Concerned about the students’ contractual terms

The Faculty of Technical Sciences (Tech) is the faculty at Aarhus University with the most PhD students from China with a CSC scholarship. Of the 46 PhD students at AU with this type of scholarship, 33 are enrolled at Tech.

Brian Vinter, the vice-dean for research at Tech, explains that the faculty is primarily concerned about the contractual terms students need to accept when they sign an agreement with the CSC – including whether they need to compensate the CSC if they do not complete their PhD degree programme.

“We don’t want students to complete a PhD programme with us against their will or on the basis of unreasonable terms, so we are exercising due diligence by investigating whether this also applies to the CSC scholarship holders in our faculty,” says Brian Vinter, who underlines that AU currently does not know exactly what is written in the PhD students’ contracts – or how this should be interpreted.

“We need one of the university’s China experts to explain this to us,” he says.

Security policy also plays a role

The university first became aware of the issue surrounding CSC contracts when it was contacted by journalists in connection with a case in Sweden, explains Brian Vinter.

“Until now, we have focused primarily on AU’s contractual terms – for example, the framework for students’ research projects and whether students need to pay fees.

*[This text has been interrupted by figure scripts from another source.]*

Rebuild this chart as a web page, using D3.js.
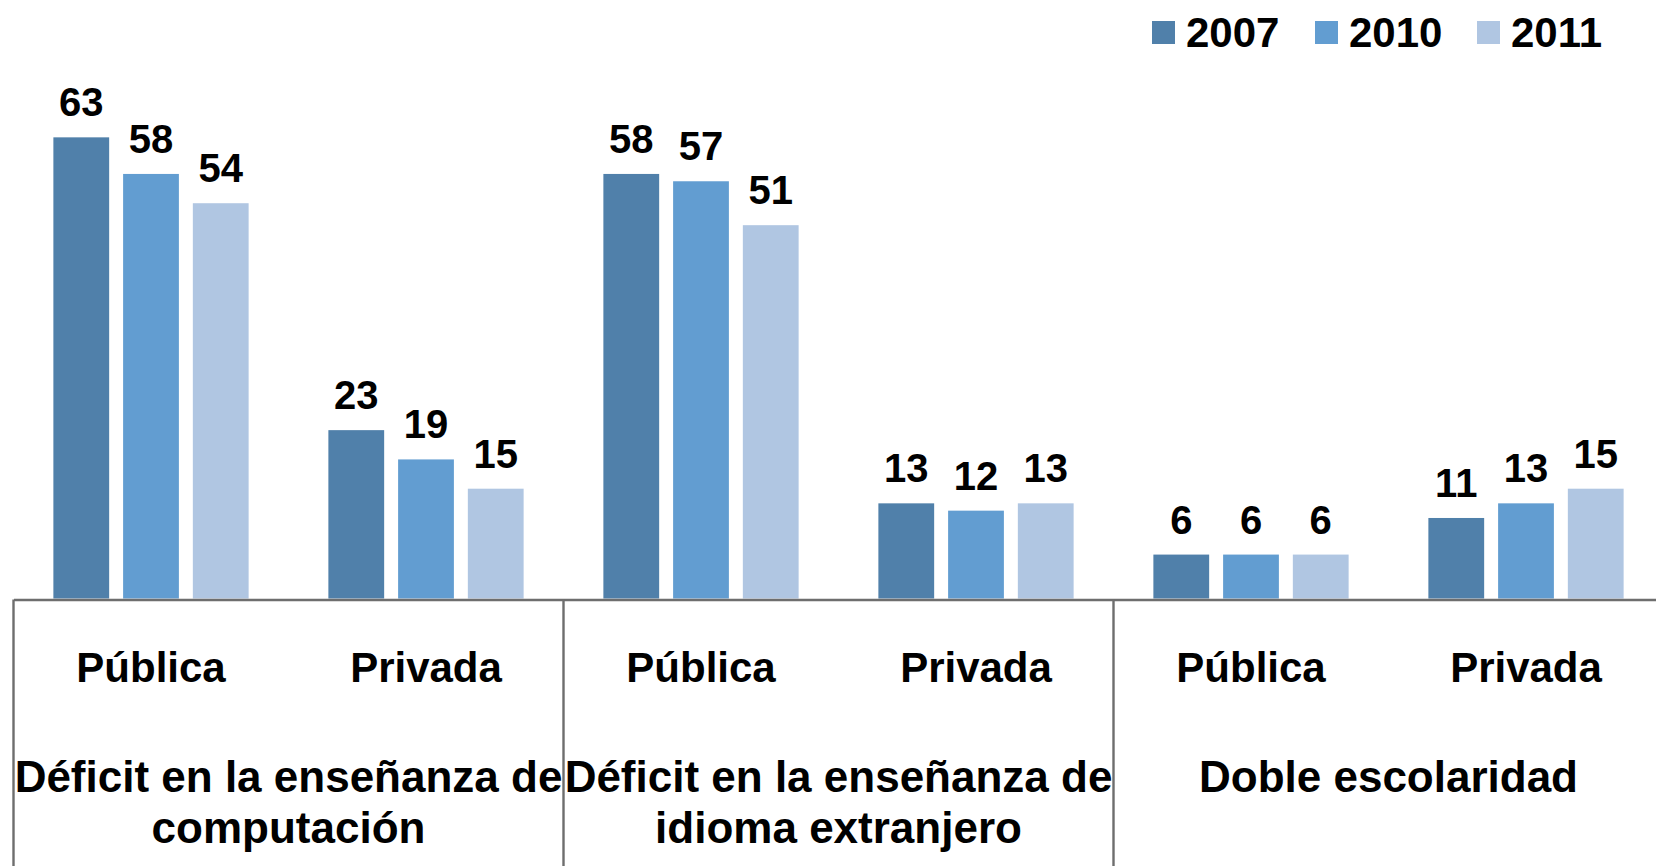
<!DOCTYPE html>
<html>
<head>
<meta charset="utf-8">
<script src="https://cdn.jsdelivr.net/npm/d3@7"></script>
<style>
  body { margin: 0; background: #fff; }
  svg text { font-family: "Liberation Sans", Arial, sans-serif; font-weight: bold; fill: #000; }
</style>
</head>
<body>
<svg width="1656" height="866"></svg>
<script>
// data
var groupLines = [
  ["Déficit en la enseñanza de", "computación"],
  ["Déficit en la enseñanza de", "idioma extranjero"],
  ["Doble escolaridad"]
];
var sectors = ["Pública", "Privada"];
var years = ["2007", "2010", "2011"];
var values2007 = [63, 23, 58, 13, 6, 11];
var values2010 = [58, 19, 57, 12, 6, 13];
var values2011 = [54, 15, 51, 13, 6, 15];
var colors = ["#5080AA", "#629DD1", "#B0C6E2"];

// build rows: one per group/sector category
var cats = [];
groupLines.forEach(function(g, gi){
  sectors.forEach(function(s){ cats.push(gi + "|" + s); });
});
var rows = cats.map(function(c, i){
  return {cat: c, values: [values2007[i], values2010[i], values2011[i]]};
});

var svg = d3.select("svg"),
    left = 13.5,
    catW = 275,
    baseY = 598.5;

var x0 = d3.scaleBand()
  .domain(cats)
  .range([left, left + catW * cats.length])
  .paddingInner(0.29)
  .paddingOuter(0.145);

var x1 = d3.scaleBand()
  .domain(years)
  .range([0, x0.bandwidth()])
  .paddingInner(0.2);

var y = d3.scaleLinear()
  .domain([0, 70])
  .range([baseY, baseY - 70 * 7.32]);

var z = d3.scaleOrdinal().domain(years).range(colors);

// bars
var cat = svg.selectAll(".cat")
  .data(rows)
  .enter().append("g")
    .attr("class", "cat")
    .attr("transform", function(d){ return "translate(" + x0(d.cat) + ",0)"; });

cat.selectAll("rect")
  .data(function(d){ return d.values.map(function(v, i){ return {year: years[i], value: v}; }); })
  .enter().append("rect")
    .attr("x", function(d){ return x1(d.year); })
    .attr("y", function(d){ return y(d.value); })
    .attr("width", x1.bandwidth())
    .attr("height", function(d){ return baseY - y(d.value); })
    .attr("fill", function(d){ return z(d.year); });

cat.selectAll("text.val")
  .data(function(d){ return d.values.map(function(v, i){ return {year: years[i], value: v}; }); })
  .enter().append("text")
    .attr("class", "val")
    .attr("x", function(d){ return x1(d.year) + x1.bandwidth() / 2; })
    .attr("y", function(d){ return y(d.value) - 21; })
    .attr("text-anchor", "middle")
    .style("font-size", "40px")
    .text(function(d){ return d.value; });

// category axis (Pública / Privada)
var axisScale = d3.scaleBand().domain(cats).range([left, left + catW * cats.length]);
var axis = svg.append("g")
  .attr("class", "axis")
  .attr("transform", "translate(0," + (baseY + 1) + ")")
  .call(d3.axisBottom(axisScale).tickSize(0).tickPadding(0)
    .tickFormat(function(c){ return c.split("|")[1]; }));
axis.select(".domain").attr("stroke", "#6E6E6E").attr("stroke-width", 2.4);
axis.selectAll(".tick text")
  .attr("dy", null)
  .attr("y", 82)
  .style("font-size", "42px");

// group separators
var groupW = catW * sectors.length;
var seps = d3.range(groupLines.length + 1).map(function(i){ return left + i * groupW; });
svg.selectAll(".sep")
  .data(seps)
  .enter().append("line")
    .attr("class", "sep")
    .attr("x1", function(d){ return d; })
    .attr("x2", function(d){ return d; })
    .attr("y1", baseY + 1)
    .attr("y2", 866)
    .attr("stroke", "#6E6E6E")
    .attr("stroke-width", 2.4);

// group labels
var gl = svg.selectAll(".glabel")
  .data(groupLines)
  .enter().append("text")
    .attr("class", "glabel")
    .attr("text-anchor", "middle")
    .style("font-size", "44px");
gl.selectAll("tspan")
  .data(function(d, i){ return d.map(function(t){ return {t: t, gi: i}; }); })
  .enter().append("tspan")
    .attr("x", function(d){ return left + d.gi * groupW + groupW / 2; })
    .attr("y", function(d, j){ return 792 + j * 51; })
    .text(function(d){ return d.t; });

// legend
var legX = [1152, 1315, 1477];
var leg = svg.selectAll(".leg")
  .data(years)
  .enter().append("g")
    .attr("class", "leg")
    .attr("transform", function(d, i){ return "translate(" + legX[i] + ",0)"; });
leg.append("rect")
  .attr("y", 21)
  .attr("width", 23)
  .attr("height", 23)
  .attr("fill", function(d){ return z(d); });
leg.append("text")
  .attr("x", 34)
  .attr("y", 47)
  .style("font-size", "42px")
  .text(function(d){ return d; });
</script>
</body>
</html>
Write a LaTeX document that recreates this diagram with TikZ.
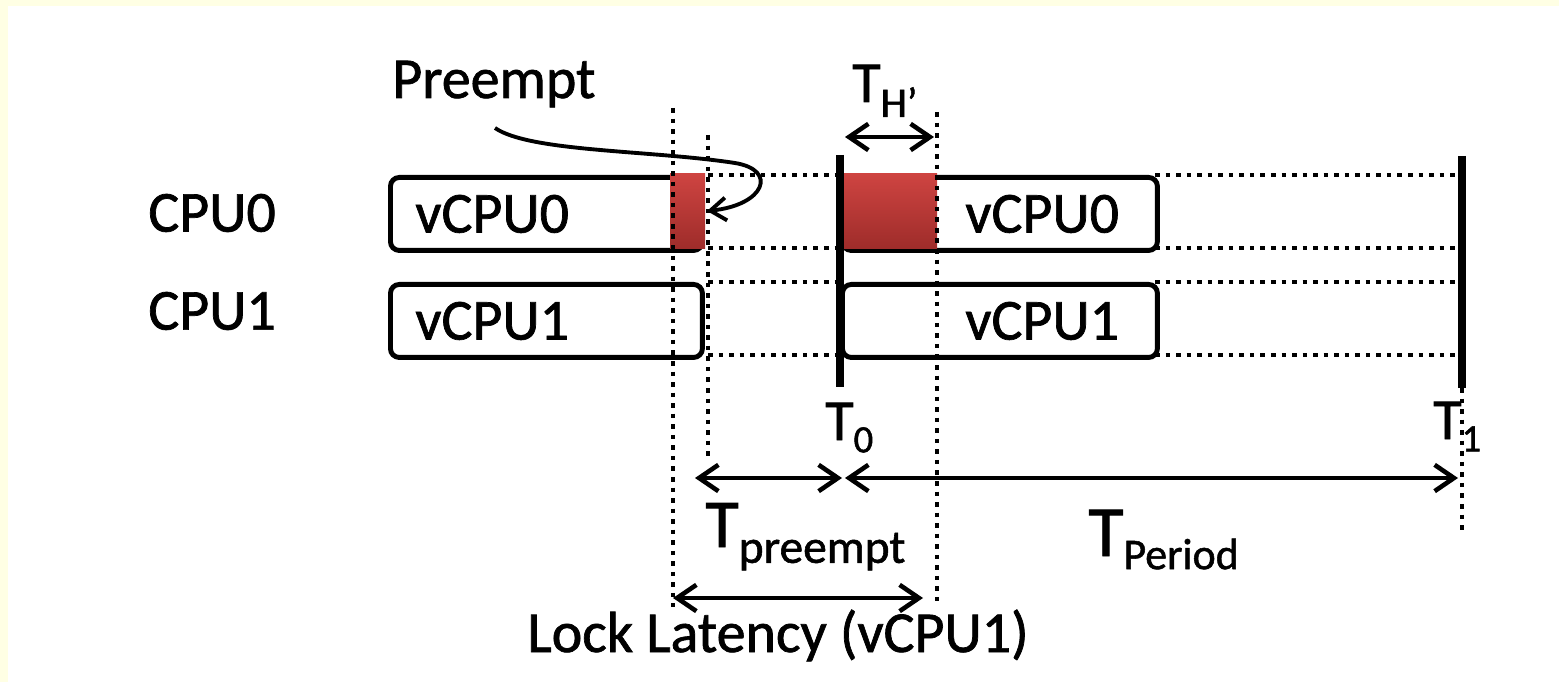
\documentclass[tikz,border=0pt]{standalone}
\usepackage{fontspec}
\setmainfont{Carlito}[FakeBold=1.2]
\usetikzlibrary{arrows.meta, positioning}
\usepackage{xcolor}
\definecolor{paneyellow}{HTML}{FFFFE4}
\definecolor{slicered}{HTML}{CE4441}
\definecolor{slicedark}{HTML}{9E2C2A}

\newcommand{\tlab}[4]{{\fontsize{#1}{#1}\selectfont T}\raisebox{-#3}{\fontsize{#2}{#2}\selectfont #4}}

\begin{document}
\begin{tikzpicture}[
    x=0.02cm, y=-0.02cm,
    txt/.style={font=\fontsize{33}{40}\selectfont, inner sep=0pt},
    box/.style={draw, line width=2.8pt, rounded corners=5pt, minimum height=1.46cm, inner sep=0pt, anchor=north west},
    slice/.style={top color=slicered, bottom color=slicedark, draw=none},
    guide/.style={line width=2.6pt, dash pattern=on 2.6pt off 3.4pt},
    tickline/.style={line width=4.5pt},
    dim/.style={{Straight Barb[length=11pt,width=15pt]}-{Straight Barb[length=11pt,width=15pt]}, line width=2.6pt},
]

\fill[paneyellow] (0,0) rectangle (1559,682);
\fill[white] (8,6) rectangle (1559,682);
\useasboundingbox (0,0) rectangle (1559,682);

\node[txt, anchor=west] (cpu0) at (148,213) {CPU0};
\node[txt, anchor=west] (cpu1) at (148,311) {CPU1};

\node[box, minimum width=6.24cm] (v0a) at (388,175) {};
\node[box, minimum width=6.24cm] (v1a) at (388,282) {};
\node[box, minimum width=6.3cm] (v0b) at (840,175) {};
\node[box, minimum width=6.3cm] (v1b) at (840,282) {};

\node[txt, right=0.54cm of v0a.west] {vCPU0};
\node[txt, right=0.54cm of v1a.west] {vCPU1};
\node[txt, right=2.5cm of v0b.west] {vCPU0};
\node[txt, right=2.5cm of v1b.west] {vCPU1};

% preempted slices
\shade[slice] (670,174) rectangle (705,249);
\shade[slice] (840,174) rectangle (937,249);

\draw[guide] (673,108) -- (673,607);
\draw[guide] (708,135) -- (708,458);
\draw[guide] (937,112) -- (937,607);
\draw[guide] (1462,388) -- (1462,530);
\foreach \y in {175,248,282,355} {
    \draw[guide] (708,\y) -- (840,\y);
    \draw[guide] (1155,\y) -- (1462,\y);
}

\draw[tickline] (840,155) -- (840,387);
\draw[tickline] (1462,156) -- (1462,388);

\node[txt, anchor=base west] (preempt) at (392,98) {Preempt};
\node[txt, anchor=base west] (th) at (852,102) {\tlab{33}{24}{8.5pt}{H’}};
\node[txt, anchor=base west] (t0) at (825,440) {\tlab{33}{22}{7pt}{0}};
\node[txt, anchor=base west] (t1) at (1433,439) {\tlab{33}{22}{7pt}{1}};
\node[txt, anchor=base west] (tpre) at (705,547) {\tlab{39}{27}{9pt}{preempt}};
\node[txt, anchor=base west] (tper) at (1088,556) {\tlab{41}{25}{7.5pt}{Period}};
\node[txt, anchor=base west] (lock) at (527,652) {Lock Latency (vCPU1)};

\coordinate (ha) at (845,137);
\coordinate (hb) at (934,137);
\coordinate (pa) at (695,478);
\coordinate (pb) at (842,478);
\coordinate (qa) at (845,478);
\coordinate (qb) at (1458,478);
\coordinate (la) at (673,598);
\coordinate (lb) at (923,598);
\foreach \a/\b in {ha/hb, pa/pb, qa/qb, la/lb} {
    \draw[dim] (\a) -- (\b);
}

\coordinate (pstart) at (495,128);
\coordinate (pend) at (707,211);
\draw[-{Straight Barb[length=9pt,width=13pt]}, line width=2.2pt]
    (pstart) .. controls (530,152) and (650,150) .. (735,163)
    .. controls (778,170) and (765,205) .. (pend);

\end{tikzpicture}
\end{document}
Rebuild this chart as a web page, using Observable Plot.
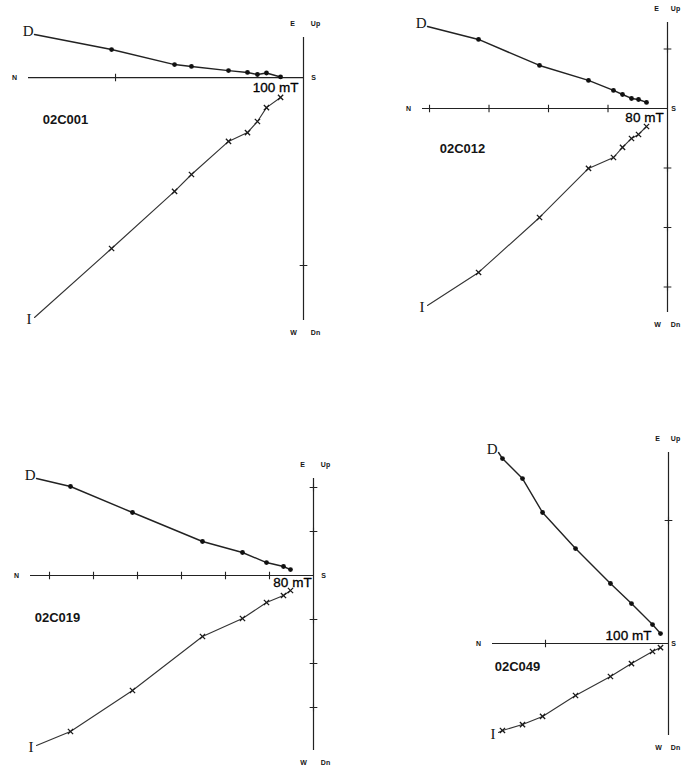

But, on the basis of this case, it is clear that we also need to be aware of the terms students are subject to by their home countries – and this applies to students from all countries, not just China.”

Did you complete a security policy screening of the students before they were admitted to AU?

“At Tech, we started doing this last year, as a result of the current security policy situation and the report by the Committee on Guidelines for International Research and Innovation Collaboration, which is part of the Ministry of Higher Education and Science. So some of the students from China have been screened, but not those who were admitted to AU more than a year ago. And this screening has nothing to do with the CSC scholarships as such. It only relates to a security policy assessment of certain states, including China,” says Brian Vinter, who also explains that Tech is currently running a pilot project on the security policy background screening of both researchers and students.

Vice-dean: We will defend academic freedom

Even if it emerges that PhD students from China have signed contracts that demand loyalty to the Chinese regime, the vice-dean is not concerned that this constitutes a breach of academic freedom at AU.

“I am absolutely convinced that supervisors at the faculty will defend academic freedom. As you know, all PhD students are connected to a supervisor at AU, and we also conduct a pre-screening of the students’ research project, because students need to submit a project proposal when they apply to the university. This screening involves an AU supervisor , who is responsible for the research freedom aspects of the project,” says Brian Vinter.

“The central question in my eyes is more of a philosophical one: is it better to get a PhD under sub-optimal conditions or not to get one at all?”

What do you think is the answer?

“I would prefer to wait until I know the content of the PhD students’ contracts before I answer that question.”